[start Supplied information]
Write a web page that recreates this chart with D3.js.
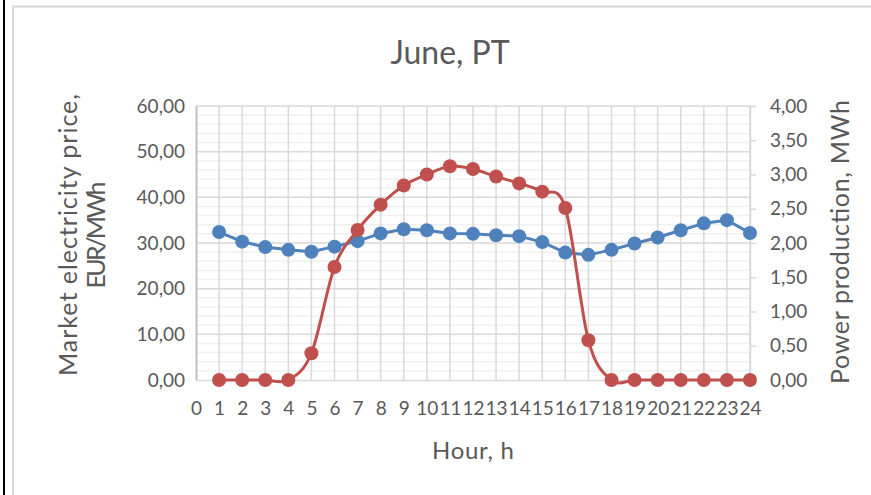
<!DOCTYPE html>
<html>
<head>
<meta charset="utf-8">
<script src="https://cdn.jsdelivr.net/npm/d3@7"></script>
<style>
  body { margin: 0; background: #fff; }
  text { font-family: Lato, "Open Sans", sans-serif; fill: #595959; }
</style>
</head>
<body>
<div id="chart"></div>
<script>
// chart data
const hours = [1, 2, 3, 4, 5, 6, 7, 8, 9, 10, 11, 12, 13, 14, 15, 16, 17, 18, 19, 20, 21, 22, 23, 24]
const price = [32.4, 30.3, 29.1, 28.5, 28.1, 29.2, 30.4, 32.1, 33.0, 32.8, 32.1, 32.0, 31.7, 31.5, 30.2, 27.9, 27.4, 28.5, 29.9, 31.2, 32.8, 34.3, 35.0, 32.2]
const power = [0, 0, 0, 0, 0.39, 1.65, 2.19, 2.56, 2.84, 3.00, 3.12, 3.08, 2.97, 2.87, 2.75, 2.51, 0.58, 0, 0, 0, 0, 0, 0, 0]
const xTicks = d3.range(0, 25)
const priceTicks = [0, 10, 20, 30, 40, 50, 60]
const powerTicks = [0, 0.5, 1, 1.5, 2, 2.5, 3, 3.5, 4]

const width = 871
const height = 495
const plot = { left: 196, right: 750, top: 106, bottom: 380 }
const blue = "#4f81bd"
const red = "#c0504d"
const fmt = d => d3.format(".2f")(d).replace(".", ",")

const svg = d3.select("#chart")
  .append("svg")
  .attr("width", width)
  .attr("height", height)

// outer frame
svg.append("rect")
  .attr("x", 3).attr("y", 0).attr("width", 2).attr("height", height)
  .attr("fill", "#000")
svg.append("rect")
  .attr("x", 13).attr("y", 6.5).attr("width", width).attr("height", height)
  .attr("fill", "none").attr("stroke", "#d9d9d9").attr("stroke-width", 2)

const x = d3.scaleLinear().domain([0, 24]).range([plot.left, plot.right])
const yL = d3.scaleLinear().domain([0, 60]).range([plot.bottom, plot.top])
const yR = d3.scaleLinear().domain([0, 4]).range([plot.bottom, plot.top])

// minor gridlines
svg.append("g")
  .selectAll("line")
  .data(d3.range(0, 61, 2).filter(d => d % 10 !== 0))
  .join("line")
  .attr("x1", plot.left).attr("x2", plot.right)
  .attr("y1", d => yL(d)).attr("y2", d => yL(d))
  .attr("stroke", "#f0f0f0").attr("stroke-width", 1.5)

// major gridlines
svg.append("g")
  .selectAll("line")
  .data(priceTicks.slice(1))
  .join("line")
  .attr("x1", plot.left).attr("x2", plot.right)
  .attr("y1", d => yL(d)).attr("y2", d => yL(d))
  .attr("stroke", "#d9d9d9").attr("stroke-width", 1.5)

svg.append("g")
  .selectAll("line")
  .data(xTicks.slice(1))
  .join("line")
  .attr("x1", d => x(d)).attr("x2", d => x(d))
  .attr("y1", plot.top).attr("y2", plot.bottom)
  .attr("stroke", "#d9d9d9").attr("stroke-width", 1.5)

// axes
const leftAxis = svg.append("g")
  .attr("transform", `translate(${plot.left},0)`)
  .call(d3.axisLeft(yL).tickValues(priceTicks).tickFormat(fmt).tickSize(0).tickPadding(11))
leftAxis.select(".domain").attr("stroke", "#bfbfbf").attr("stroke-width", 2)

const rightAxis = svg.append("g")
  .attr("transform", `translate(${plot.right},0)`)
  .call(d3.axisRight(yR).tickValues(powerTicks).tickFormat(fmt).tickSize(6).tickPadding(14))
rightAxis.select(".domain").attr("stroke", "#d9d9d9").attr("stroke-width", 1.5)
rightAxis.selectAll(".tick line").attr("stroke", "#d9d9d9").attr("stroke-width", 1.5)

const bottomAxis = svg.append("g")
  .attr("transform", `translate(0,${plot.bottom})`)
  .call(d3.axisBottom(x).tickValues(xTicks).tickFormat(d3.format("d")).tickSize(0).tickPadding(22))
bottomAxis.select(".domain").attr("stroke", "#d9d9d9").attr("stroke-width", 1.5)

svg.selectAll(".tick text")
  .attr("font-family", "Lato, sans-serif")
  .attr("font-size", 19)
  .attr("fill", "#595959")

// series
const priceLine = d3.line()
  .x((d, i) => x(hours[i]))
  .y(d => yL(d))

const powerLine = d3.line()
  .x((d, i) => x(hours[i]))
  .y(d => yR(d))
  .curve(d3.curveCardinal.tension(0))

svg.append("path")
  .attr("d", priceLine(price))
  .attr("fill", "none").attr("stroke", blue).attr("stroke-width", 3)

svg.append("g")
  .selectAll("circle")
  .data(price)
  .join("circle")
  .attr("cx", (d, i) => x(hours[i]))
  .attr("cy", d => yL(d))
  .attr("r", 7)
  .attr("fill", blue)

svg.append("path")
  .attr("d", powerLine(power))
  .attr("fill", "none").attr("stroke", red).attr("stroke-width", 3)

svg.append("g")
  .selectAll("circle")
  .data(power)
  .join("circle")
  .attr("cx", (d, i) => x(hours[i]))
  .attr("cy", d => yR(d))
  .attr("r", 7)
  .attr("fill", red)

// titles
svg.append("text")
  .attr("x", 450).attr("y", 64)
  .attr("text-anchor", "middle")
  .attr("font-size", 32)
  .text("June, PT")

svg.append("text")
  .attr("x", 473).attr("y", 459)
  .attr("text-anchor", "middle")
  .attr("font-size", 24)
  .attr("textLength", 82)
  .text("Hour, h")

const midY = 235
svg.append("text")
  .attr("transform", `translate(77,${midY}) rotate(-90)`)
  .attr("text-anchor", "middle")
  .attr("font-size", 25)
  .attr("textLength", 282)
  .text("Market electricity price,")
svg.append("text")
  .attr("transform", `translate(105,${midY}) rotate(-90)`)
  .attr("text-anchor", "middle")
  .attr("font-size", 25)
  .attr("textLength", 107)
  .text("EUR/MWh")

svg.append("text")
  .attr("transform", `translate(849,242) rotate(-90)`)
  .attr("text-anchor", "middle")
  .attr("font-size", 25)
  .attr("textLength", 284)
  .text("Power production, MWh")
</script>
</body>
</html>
[end Supplied information]
- [What you need to do]
Leave the pictures out and copy the rest of the data exactly.

- [Solution]
Write a web page that recreates this chart with D3.js.
<!DOCTYPE html>
<html>
<head>
<meta charset="utf-8">
<script src="https://cdn.jsdelivr.net/npm/d3@7"></script>
<style>
  body { margin: 0; background: #fff; }
  text { font-family: Lato, "Open Sans", sans-serif; fill: #595959; }
</style>
</head>
<body>
<div id="chart"></div>
<script>
// chart data
const hours = [1, 2, 3, 4, 5, 6, 7, 8, 9, 10, 11, 12, 13, 14, 15, 16, 17, 18, 19, 20, 21, 22, 23, 24]
const price = [32.4, 30.3, 29.1, 28.5, 28.1, 29.2, 30.4, 32.1, 33.0, 32.8, 32.1, 32.0, 31.7, 31.5, 30.2, 27.9, 27.4, 28.5, 29.9, 31.2, 32.8, 34.3, 35.0, 32.2]
const power = [0, 0, 0, 0, 0.39, 1.65, 2.19, 2.56, 2.84, 3.00, 3.12, 3.08, 2.97, 2.87, 2.75, 2.51, 0.58, 0, 0, 0, 0, 0, 0, 0]
const xTicks = d3.range(0, 25)
const priceTicks = [0, 10, 20, 30, 40, 50, 60]
const powerTicks = [0, 0.5, 1, 1.5, 2, 2.5, 3, 3.5, 4]

const width = 871
const height = 495
const plot = { left: 196, right: 750, top: 106, bottom: 380 }
const blue = "#4f81bd"
const red = "#c0504d"
const fmt = d => d3.format(".2f")(d).replace(".", ",")

const svg = d3.select("#chart")
  .append("svg")
  .attr("width", width)
  .attr("height", height)

// outer frame
svg.append("rect")
  .attr("x", 3).attr("y", 0).attr("width", 2).attr("height", height)
  .attr("fill", "#000")
svg.append("rect")
  .attr("x", 13).attr("y", 6.5).attr("width", width).attr("height", height)
  .attr("fill", "none").attr("stroke", "#d9d9d9").attr("stroke-width", 2)

const x = d3.scaleLinear().domain([0, 24]).range([plot.left, plot.right])
const yL = d3.scaleLinear().domain([0, 60]).range([plot.bottom, plot.top])
const yR = d3.scaleLinear().domain([0, 4]).range([plot.bottom, plot.top])

// minor gridlines
svg.append("g")
  .selectAll("line")
  .data(d3.range(0, 61, 2).filter(d => d % 10 !== 0))
  .join("line")
  .attr("x1", plot.left).attr("x2", plot.right)
  .attr("y1", d => yL(d)).attr("y2", d => yL(d))
  .attr("stroke", "#f0f0f0").attr("stroke-width", 1.5)

// major gridlines
svg.append("g")
  .selectAll("line")
  .data(priceTicks.slice(1))
  .join("line")
  .attr("x1", plot.left).attr("x2", plot.right)
  .attr("y1", d => yL(d)).attr("y2", d => yL(d))
  .attr("stroke", "#d9d9d9").attr("stroke-width", 1.5)

svg.append("g")
  .selectAll("line")
  .data(xTicks.slice(1))
  .join("line")
  .attr("x1", d => x(d)).attr("x2", d => x(d))
  .attr("y1", plot.top).attr("y2", plot.bottom)
  .attr("stroke", "#d9d9d9").attr("stroke-width", 1.5)

// axes
const leftAxis = svg.append("g")
  .attr("transform", `translate(${plot.left},0)`)
  .call(d3.axisLeft(yL).tickValues(priceTicks).tickFormat(fmt).tickSize(0).tickPadding(11))
leftAxis.select(".domain").attr("stroke", "#bfbfbf").attr("stroke-width", 2)

const rightAxis = svg.append("g")
  .attr("transform", `translate(${plot.right},0)`)
  .call(d3.axisRight(yR).tickValues(powerTicks).tickFormat(fmt).tickSize(6).tickPadding(14))
rightAxis.select(".domain").attr("stroke", "#d9d9d9").attr("stroke-width", 1.5)
rightAxis.selectAll(".tick line").attr("stroke", "#d9d9d9").attr("stroke-width", 1.5)

const bottomAxis = svg.append("g")
  .attr("transform", `translate(0,${plot.bottom})`)
  .call(d3.axisBottom(x).tickValues(xTicks).tickFormat(d3.format("d")).tickSize(0).tickPadding(22))
bottomAxis.select(".domain").attr("stroke", "#d9d9d9").attr("stroke-width", 1.5)

svg.selectAll(".tick text")
  .attr("font-family", "Lato, sans-serif")
  .attr("font-size", 19)
  .attr("fill", "#595959")

// series
const priceLine = d3.line()
  .x((d, i) => x(hours[i]))
  .y(d => yL(d))

const powerLine = d3.line()
  .x((d, i) => x(hours[i]))
  .y(d => yR(d))
  .curve(d3.curveCardinal.tension(0))

svg.append("path")
  .attr("d", priceLine(price))
  .attr("fill", "none").attr("stroke", blue).attr("stroke-width", 3)

svg.append("g")
  .selectAll("circle")
  .data(price)
  .join("circle")
  .attr("cx", (d, i) => x(hours[i]))
  .attr("cy", d => yL(d))
  .attr("r", 7)
  .attr("fill", blue)

svg.append("path")
  .attr("d", powerLine(power))
  .attr("fill", "none").attr("stroke", red).attr("stroke-width", 3)

svg.append("g")
  .selectAll("circle")
  .data(power)
  .join("circle")
  .attr("cx", (d, i) => x(hours[i]))
  .attr("cy", d => yR(d))
  .attr("r", 7)
  .attr("fill", red)

// titles
svg.append("text")
  .attr("x", 450).attr("y", 64)
  .attr("text-anchor", "middle")
  .attr("font-size", 32)
  .text("June, PT")

svg.append("text")
  .attr("x", 473).attr("y", 459)
  .attr("text-anchor", "middle")
  .attr("font-size", 24)
  .attr("textLength", 82)
  .text("Hour, h")

const midY = 235
svg.append("text")
  .attr("transform", `translate(77,${midY}) rotate(-90)`)
  .attr("text-anchor", "middle")
  .attr("font-size", 25)
  .attr("textLength", 282)
  .text("Market electricity price,")
svg.append("text")
  .attr("transform", `translate(105,${midY}) rotate(-90)`)
  .attr("text-anchor", "middle")
  .attr("font-size", 25)
  .attr("textLength", 107)
  .text("EUR/MWh")

svg.append("text")
  .attr("transform", `translate(849,242) rotate(-90)`)
  .attr("text-anchor", "middle")
  .attr("font-size", 25)
  .attr("textLength", 284)
  .text("Power production, MWh")
</script>
</body>
</html>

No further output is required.